With some exceptions, on-demand companies view providers as independent contractors (i.e., not employees) using the companies' platforms to obtain referrals and transact with clients. This designation is frequently made explicit in the formal agreement that establishes the terms of the provider-company relationship. In some ways, the gig economy can be viewed as an expansion of traditional freelance work (i.e., self-employed workers who generate income through a series of jobs and projects).

However, gig jobs may differ from traditional freelance jobs in a few ways. For example, coordination of jobs through an on-demand company reduces entry and operating costs for providers and allows workers' participation to be more transitory in gig markets (i.e., they have greater flexibility around work hours). The terms placed around providers' use of some tech-platforms may further set gig work apart. For example, some on-demand companies discourage providers from accepting work outside the platform from certain clients. This is a potentially important difference between gig work and traditional freelance work because it may limit the provider's ability to build a client base and operate outside the platform.

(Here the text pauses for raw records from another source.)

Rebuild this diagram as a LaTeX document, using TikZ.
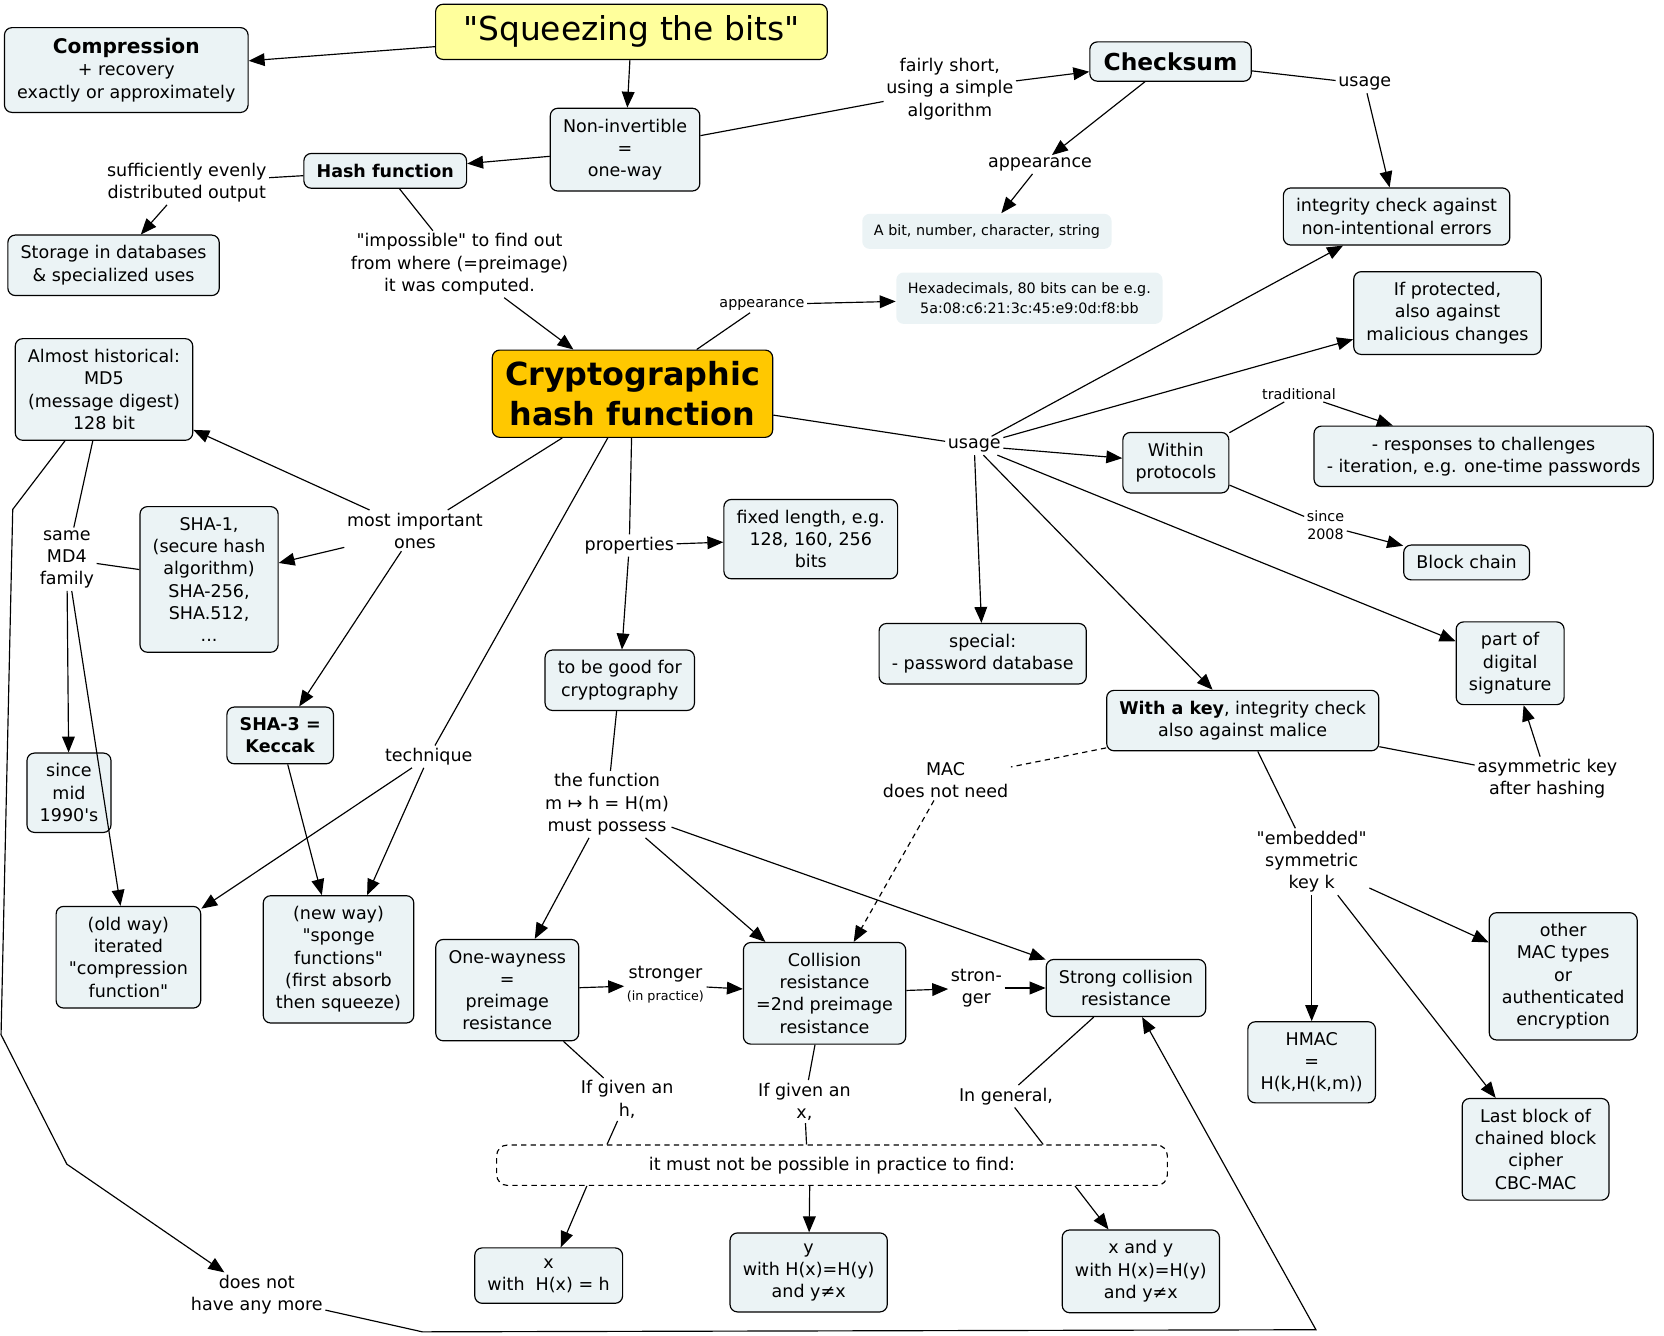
\documentclass[tikz,border=0pt]{standalone}
\usepackage{fontspec}
\setmainfont{DejaVu Sans}[Ligatures=TeXOff]
\usetikzlibrary{arrows.meta}

\definecolor{boxfill}{HTML}{EBF3F5}
\definecolor{titlefill}{HTML}{FFFF9C}
\definecolor{mainfill}{HTML}{FFC800}

\tikzset{
  concept/.style={draw, rounded corners=7pt, fill=boxfill, align=center,
    inner xsep=12pt, inner ysep=10pt, font=\fontsize{16.5}{21}\selectfont},
  ghostbox/.style={fill=boxfill, rounded corners=7pt, align=center,
    inner xsep=11pt, inner ysep=10pt, font=\fontsize{13.5}{18}\selectfont},
  phrase/.style={align=center, inner sep=2pt, font=\fontsize{16.5}{21}\selectfont},
  tiny phrase/.style={phrase, font=\fontsize{13.5}{17}\selectfont},
  maclink/.style={dash pattern=on 5pt off 4pt},
}

\begin{document}
\begin{tikzpicture}[x=1pt, y=-1pt, line width=1.1pt, >={Triangle[length=15pt,width=12pt]}]
 \useasboundingbox (0,0) rectangle (1568,1258);

 % concepts
 \node [concept, fill=titlefill, inner xsep=26pt, inner ysep=11pt, font=\fontsize{31}{36}\selectfont] (title) at (595,30) {"Squeezing the bits"};
 \node [concept] (compr) at (119,66) {{\bfseries\fontsize{19}{22}\selectfont Compression}\\+ recovery\\exactly or approximately};
 \node [concept] (nonin) at (589,141) {Non-invertible\\=\\one-way};
 \node [concept, inner xsep=13pt, font=\bfseries\fontsize{22}{26}\selectfont] (checksum) at (1103,58) {Checksum};
 \node [concept, font=\bfseries\fontsize{16.5}{21}\selectfont] (hashf) at (363,161) {Hash function};
 \node [concept] (storage) at (107,250) {Storage in databases\\\& specialized uses};
 \node [ghostbox] (abit) at (930,218) {A bit, number, character, string};
 \node [concept] (integ) at (1316,204) {integrity check against\\non-intentional errors};
 \node [ghostbox] (hexa) at (970,281) {Hexadecimals, 80 bits can be e.g.\\5a:08:c6:21:3c:45:e9:0d:f8:bb};
 \node [concept] (protect) at (1364,295) {If protected,\\also against\\malicious changes};
 \node [concept] (md5) at (98,367) {Almost historical:\\MD5\\(message digest)\\128 bit};
 \node [concept, fill=mainfill, inner ysep=11pt, font=\bfseries\fontsize{30}{37}\selectfont] (chf) at (596,371) {Cryptographic\\hash function};
 \node [concept] (within) at (1108,436) {Within\\protocols};
 \node [concept] (resp) at (1398,430) {- responses to challenges\\- iteration, e.g. one-time passwords};
 \node [concept] (fixed) at (764,508) {fixed length, e.g.\\128, 160, 256\\bits};
 \node [concept] (sha1) at (197,546) {SHA-1,\\(secure hash\\algorithm)\\SHA-256,\\SHA.512,\\...};
 \node [concept] (block) at (1382,530) {Block chain};
 \node [concept] (special) at (926,616) {special:\\- password database};
 \node [concept] (partof) at (1423,625) {part of\\digital\\signature};
 \node [concept] (good) at (584,641) {to be good for\\cryptography};
 \node [concept] (withkey) at (1171,679) {\textbf{With a key}, integrity check\\also against malice};
 \node [concept, font=\bfseries\fontsize{16.5}{21}\selectfont] (sha3) at (264,693) {SHA-3 =\\Keccak};
 \node [concept] (since) at (65,747) {since\\mid\\1990's};
 \node [concept] (oldway) at (121,902) {(old way)\\iterated\\"compression\\function"};
 \node [concept] (newway) at (319,904) {(new way)\\"sponge\\functions"\\(first absorb\\then squeeze)};
 \node [concept] (onew) at (478,933) {One-wayness\\=\\preimage\\resistance};
 \node [concept] (coll) at (777,936) {Collision\\resistance\\=2nd preimage\\resistance};
 \node [concept] (strong) at (1061,931) {Strong collision\\resistance};
 \node [concept] (other) at (1473,920) {other\\MAC types\\or\\authenticated\\encryption};
 \node [concept] (hmac) at (1236,1001) {HMAC\\=\\H(k,H(k,m))};
 \node [concept] (last) at (1447,1083) {Last block of\\chained block\\cipher\\CBC-MAC};
 \node [draw, rounded corners=10pt, maclink, minimum width=632pt, minimum height=38pt, font=\fontsize{16.5}{21}\selectfont] (mustnot) at (784,1098) {it must not be possible in practice to find:};
 \node [concept] (xwith) at (517,1202) {x\\with~~H(x) = h};
 \node [concept] (ywith) at (762,1199) {y\\with H(x)=H(y)\\and y≠x};
 \node [concept] (xy) at (1075,1198) {x and y\\with H(x)=H(y)\\and y≠x};

 % linking phrases
 \node [phrase] (lshort) at (895,84) {fairly short,\\using a simple\\algorithm};
 \node [phrase] (lusagec) at (1286,79) {usage};
 \node [phrase] (lappc) at (980,155) {appearance};
 \node [phrase] (lsuff) at (176,172) {sufficiently evenly\\distributed output};
 \node [phrase] (limposs) at (433,249) {"impossible" to find out\\from where (=preimage)\\it was computed.};
 \node [tiny phrase] (lappear) at (718,287) {appearance};
 \node [phrase] (lusage) at (918,420) {usage};
 \node [tiny phrase] (ltrad) at (1224,371) {traditional};
 \node [tiny phrase] (lsince) at (1249,495) {since\\2008};
 \node [phrase] (lmost) at (391,500) {most important\\ones};
 \node [phrase] (lsame) at (63,527) {same\\MD4\\family};
 \node [phrase] (lprop) at (593,514) {properties};
 \node [phrase] (ltech) at (404,713) {technique};
 \node [phrase] (lfunc) at (572,758) {the function\\m ↦ h = H(m)\\must possess};
 \node [phrase] (lmac) at (891,735) {MAC\\does not need};
 \node [phrase] (lasym) at (1458,734) {asymmetric key\\after hashing};
 \node [phrase] (lembed) at (1236,812) {"embedded"\\symmetric\\key k};
 \node [phrase] (lstronger) at (627,928) {stronger\\{\fontsize{12}{13}\selectfont(in practice)}};
 \node [phrase] (lstron) at (920,931) {stron-\\ger};
 \node [phrase] (lifh) at (591,1036) {If given an\\h,};
 \node [phrase] (lifx) at (758,1038) {If given an\\x,};
 \node [phrase] (lgeneral) at (948,1033) {In general,};
 \node [phrase] (ldoesnot) at (242,1220) {does not\\have any more};

 % connectors
 \draw [->] (title) -- (compr);
 \draw [->] (title) -- (nonin);
 \draw [->] (nonin) -- (hashf);
 \draw (nonin) -- (lshort);
 \draw [->] (lshort) -- (checksum);
 \draw (checksum) -- (lusagec);
 \draw [->] (lusagec) -- (integ);
 \draw [->] (checksum) -- (lappc);
 \draw [->] (lappc) -- (abit);
 \draw (hashf) -- (lsuff);
 \draw [->] (lsuff) -- (storage);
 \draw (hashf) -- (limposs);
 \draw [->] (limposs) -- (chf);
 \draw (chf) -- (lappear);
 \draw [->] (lappear) -- (hexa);
 \draw (chf) -- (lusage);
 \foreach \t in {integ, protect, within, partof, withkey, special}
   \draw [->] (lusage) -- (\t);
 \draw (within) -- (ltrad);
 \draw [->] (ltrad) -- (resp);
 \draw (within) -- (lsince);
 \draw [->] (lsince) -- (block);
 \draw (chf) -- (lmost);
 \foreach \t in {md5, sha1, sha3}
   \draw [->] (lmost) -- (\t);
 \draw (md5) -- (lsame);
 \draw (sha1) -- (lsame);
 \draw [->] (lsame) -- (since);
 \draw [->] (lsame) -- (oldway);
 \draw [->] (md5) -- (12,480) -- (1,975) -- (63,1097) -- (ldoesnot);
 \draw [->] (ldoesnot) -- (398,1255) -- (1240,1253) -- (strong);
 \draw (chf) -- (ltech);
 \draw [->] (ltech) -- (oldway);
 \draw [->] (ltech) -- (newway);
 \draw [->] (sha3) -- (newway);
 \draw (chf) -- (lprop);
 \draw [->] (lprop) -- (fixed);
 \draw [->] (lprop) -- (good);
 \draw (good) -- (lfunc);
 \foreach \t in {onew, coll, strong}
   \draw [->] (lfunc) -- (\t);
 \draw [maclink] (withkey) -- (lmac);
 \draw [->, maclink] (lmac) -- (coll);
 \draw (withkey) -- (lasym);
 \draw [->] (lasym) -- (partof);
 \draw (withkey) -- (lembed);
 \foreach \t in {hmac, last, other}
   \draw [->] (lembed) -- (\t);
 \draw [->] (onew) -- (lstronger);
 \draw [->] (lstronger) -- (coll);
 \draw [->] (coll) -- (lstron);
 \draw [->] (lstron) -- (strong);
 \draw (onew) -- (lifh);
 \draw (lifh) -- ([xshift=-212pt]mustnot.north);
 \draw (coll) -- (lifx);
 \draw (lifx) -- ([xshift=-24pt]mustnot.north);
 \draw (strong) -- (lgeneral);
 \draw (lgeneral) -- ([xshift=199pt]mustnot.north);
 \draw [->] ([xshift=-231pt]mustnot.south) -- (xwith);
 \draw [->] ([xshift=-21pt]mustnot.south) -- (ywith);
 \draw [->] ([xshift=229pt]mustnot.south) -- (xy);
\end{tikzpicture}
\end{document}
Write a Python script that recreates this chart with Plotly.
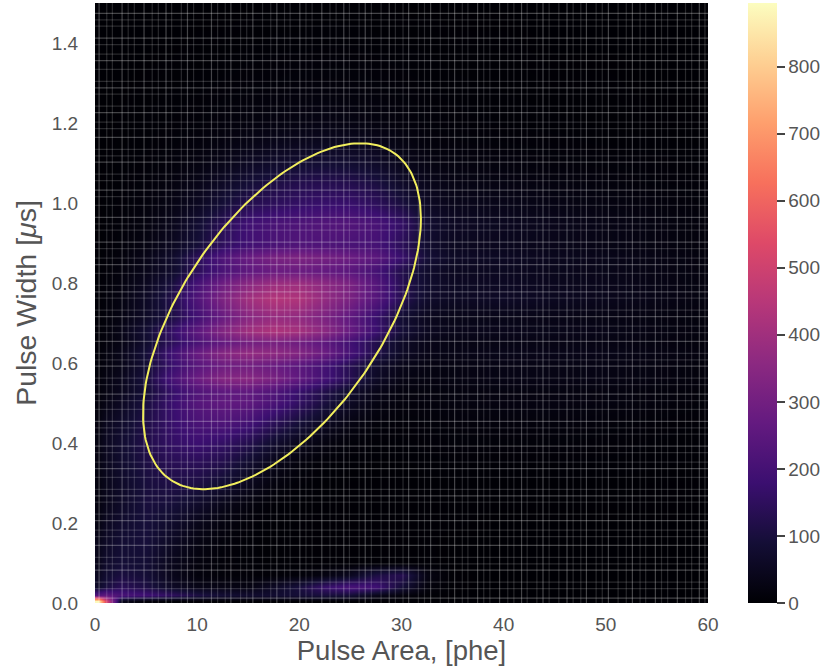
import numpy as np
import plotly.graph_objects as go

pulse_area = [0.3,1,2.5,5,7.5,10,12.5,15,17.5,20,22.5,25,27.5,30,32.5,35,40,45,50,55,60]
pulse_width = [0.005,0.02,0.04,0.07,0.1,0.15,0.2,0.25,0.3,0.35,0.4,0.45,0.5,0.53,0.56,0.595,0.625,0.65,0.68,0.715,0.76,0.80,0.83,0.865,0.895,0.95,1.0,1.05,1.1,1.15,1.2,1.3,1.4,1.5]
counts = [
 [890,560,40,10,5,3,2,2,2,2,2,2,2,2,1,1,1,1,1,1,1],
 [230,260,210,190,150,110,85,75,80,90,100,90,40,15,5,2,1,1,1,1,1],
 [70,100,140,110,60,35,30,25,60,100,170,210,190,90,15,3,1,1,1,1,1],
 [50,80,105,90,40,15,10,8,8,10,25,50,110,130,25,3,1,1,1,1,1],
 [40,70,90,85,40,18,8,5,4,3,3,3,3,3,3,2,1,1,1,1,1],
 [40,60,85,95,55,25,10,5,3,3,3,3,3,3,3,2,2,1,1,1,1],
 [25,50,75,95,70,38,18,8,4,3,3,3,3,3,3,3,2,2,2,2,2],
 [20,40,65,100,95,70,38,18,6,4,3,3,3,3,3,3,3,3,3,3,3],
 [20,40,65,100,115,110,80,45,18,7,4,3,3,3,4,4,4,4,4,3,3],
 [25,45,75,110,135,140,120,75,35,15,7,5,4,4,5,6,6,6,6,5,4],
 [25,50,80,120,160,180,160,125,75,40,20,10,6,6,8,10,10,10,8,6,5],
 [20,45,70,115,170,210,220,195,140,90,50,25,12,8,10,12,15,15,12,8,6],
 [15,30,55,105,175,235,260,255,210,155,100,55,25,15,15,18,22,22,20,15,10],
 [12,25,45,90,165,225,255,260,225,170,120,70,35,18,16,18,22,22,20,15,10],
 [12,25,45,100,205,285,340,350,315,260,195,130,60,28,22,24,30,30,28,22,15],
 [10,20,35,85,170,240,285,295,275,245,195,130,70,35,25,24,30,30,28,22,15],
 [10,20,40,95,190,280,345,375,365,340,285,205,120,60,35,32,38,36,34,28,20],
 [8,15,30,75,145,210,265,300,310,290,250,190,120,60,35,28,30,30,28,22,15],
 [8,15,35,85,165,255,340,400,430,410,355,275,180,90,50,40,40,38,34,26,18],
 [6,12,25,60,110,190,275,345,375,365,315,255,170,80,45,35,35,32,28,22,16],
 [5,12,25,60,120,225,325,400,440,430,370,315,235,130,70,55,60,50,42,32,22],
 [5,10,22,50,100,200,290,350,385,390,355,315,235,130,75,55,55,46,40,30,20],
 [4,8,18,38,70,140,210,255,280,280,265,245,200,120,70,50,50,42,36,28,18],
 [3,8,15,35,70,140,225,280,315,325,305,285,250,170,90,60,55,45,38,28,18],
 [3,6,12,25,50,90,150,190,210,225,220,210,200,140,75,50,45,38,30,22,14],
 [2,5,10,20,40,80,135,190,210,220,230,230,210,160,80,55,48,40,30,22,14],
 [2,4,8,15,28,50,90,125,145,160,170,170,145,100,55,40,36,28,22,16,10],
 [2,3,6,12,20,35,60,90,110,125,130,125,105,65,40,28,25,20,15,10,8],
 [1,3,5,8,14,22,35,55,70,80,85,80,65,40,25,20,16,12,10,8,6],
 [1,2,4,6,10,15,22,30,40,45,50,48,40,25,15,12,10,8,6,5,4],
 [1,2,3,5,7,10,14,18,22,25,28,25,20,15,10,8,6,5,4,3,3],
 [1,1,2,3,4,5,7,9,10,12,12,12,10,8,6,5,4,3,3,2,2],
 [1,1,1,2,2,3,3,4,5,5,6,6,5,4,4,3,3,2,2,2,1],
 [1,1,1,1,1,2,2,2,3,3,3,3,3,2,2,2,2,1,1,1,1],
]

magma = [[0,"#000004"],[0.1,"#140e36"],[0.2,"#3b0f70"],[0.3,"#641a80"],[0.4,"#8c2981"],
         [0.5,"#b73779"],[0.6,"#de4968"],[0.7,"#f7705c"],[0.8,"#fe9f6d"],[0.9,"#fecf92"],[1,"#fcfdbf"]]
cbar_ticks = [0,100,200,300,400,500,600,700,800]
x_ticks = [0,10,20,30,40,50,60]
y_ticks = [0.0,0.2,0.4,0.6,0.8,1.0,1.2,1.4]

ellipse_center = (18.3, 0.717)
ellipse_half_extent = (13.6, 0.4325)
ellipse_phase = 0.60

grid_x_steps = [0.75,0.55,0.95,0.6,0.6,0.95,0.8,0.6]
grid_y_steps = [0.024,0.016,0.03,0.016,0.016,0.03,0.022,0.016]
strong_every = 3

def seq(start, stop, steps):
    out, v, i = [], start, 0
    while v < stop:
        out.append(v)
        v += steps[i % len(steps)]
        i += 1
    return out

XMAX, YMAX = 60, 1.5
def lines(xs, ys):
    gx, gy = [], []
    for v in xs:
        gx += [v, v, None]; gy += [0, YMAX, None]
    for v in ys:
        gx += [0, XMAX, None]; gy += [v, v, None]
    return gx, gy

xs = seq(0.4, XMAX, grid_x_steps)
ys = seq(0.012, YMAX, grid_y_steps)
wx, wy = lines([v for i, v in enumerate(xs) if i % strong_every], [v for i, v in enumerate(ys) if i % strong_every])
sx, sy = lines(xs[::strong_every], ys[::strong_every])

t = np.linspace(0, 2*np.pi, 240)
ex = ellipse_center[0] + ellipse_half_extent[0]*np.cos(t)
ey = ellipse_center[1] + ellipse_half_extent[1]*np.sin(t + ellipse_phase)

fig = go.Figure()
fig.add_trace(go.Heatmap(
    x=pulse_area, y=pulse_width, z=counts, zmin=0, zmax=895, zsmooth="best",
    colorscale=magma, hoverinfo="skip",
    colorbar=dict(thickness=29, len=1, lenmode="fraction", x=1.065, xanchor="left", y=0, yanchor="bottom",
                  xpad=0, ypad=0, tickvals=cbar_ticks, ticks="outside", ticklen=8, tickwidth=1.5, tickcolor="#444",
                  outlinewidth=0, tickfont=dict(size=19, color="#555")),
))
fig.add_trace(go.Scatter(x=wx, y=wy, mode="lines", line=dict(color="rgba(255,255,255,0.16)", width=1.2),
                         hoverinfo="skip", showlegend=False))
fig.add_trace(go.Scatter(x=sx, y=sy, mode="lines", line=dict(color="rgba(255,255,255,0.27)", width=1.2),
                         hoverinfo="skip", showlegend=False))
fig.add_trace(go.Scatter(x=ex, y=ey, mode="lines", line=dict(color="#f2ee5e", width=2),
                         hoverinfo="skip", showlegend=False))
fig.update_layout(
    width=838, height=669, margin=dict(l=95, r=130, t=3, b=66),
    paper_bgcolor="white", plot_bgcolor="black", showlegend=False,
    font=dict(family="Liberation Sans, Arial, sans-serif", color="#555"),
    xaxis=dict(range=[0,XMAX], tickvals=x_ticks, showgrid=False, zeroline=False, ticks="outside", ticklen=4,
               tickcolor="rgba(0,0,0,0)", tickfont=dict(size=19),
               title=dict(text="Pulse Area, [phe]", font=dict(size=27.5), standoff=6)),
    yaxis=dict(range=[0,YMAX], tickvals=y_ticks, tickformat=".1f", showgrid=False, zeroline=False, ticks="outside", ticklen=12,
               tickcolor="rgba(0,0,0,0)", tickfont=dict(size=19),
               title=dict(text="Pulse Width [<i>μ</i>s]", font=dict(size=28.5), standoff=6)),
)
fig.write_html("out.html", config=dict(displayModeBar=False), post_script="document.body.style.margin='0';")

Characterizing the gig economy workforce (i.e., those providing services brokered through tech- based platforms) is challenging along several fronts. To date, no large-scale official data have been collected; and there remains considerable uncertainty about how to best measure this segment of the labor force. Existing large-scale labor force survey data from the Bureau of Labor Statistics (BLS) and the U.S. Census Bureau may provide some insights, but are imperfect proxy measures of contemporary gig economy participants. A sparse literature examines data collected by individual companies operating in the gig economy or from pockets of gig-economy workers. As such, these analyses can be viewed as snapshots of the certain gig workers, but they are not necessarily representative of the full market.

The apparent availability of gig jobs and the flexibility they seem to provide workers are frequently touted features of the gig economy. However, to the extent that gig-economy workers are viewed as independent contractors, gig jobs differ from traditional employment in notable ways. First, whether a worker in the gig economy may be considered an employee rather than an independent contractor is significant for purposes of various federal labor and employment laws. In general, employees enjoy the protections and benefits provided by such laws, whereas independent contractors are not covered. Two laws, in particular, the Fair Labor Standards Act and the National Labor Relations Act, have drawn recent attention.

In addition, certain other benefits (e.g., paid sick leave, health insurance, retirement benefits) that are often associated with traditional employment relationships may not be available in the same form to workers in the gig economy. Should Congress choose to consider ways of increasing access to such benefits for non-traditional employees, new mechanisms, such as portable benefits or risk-pooling, could serve to provide benefits to workers in the gig economy.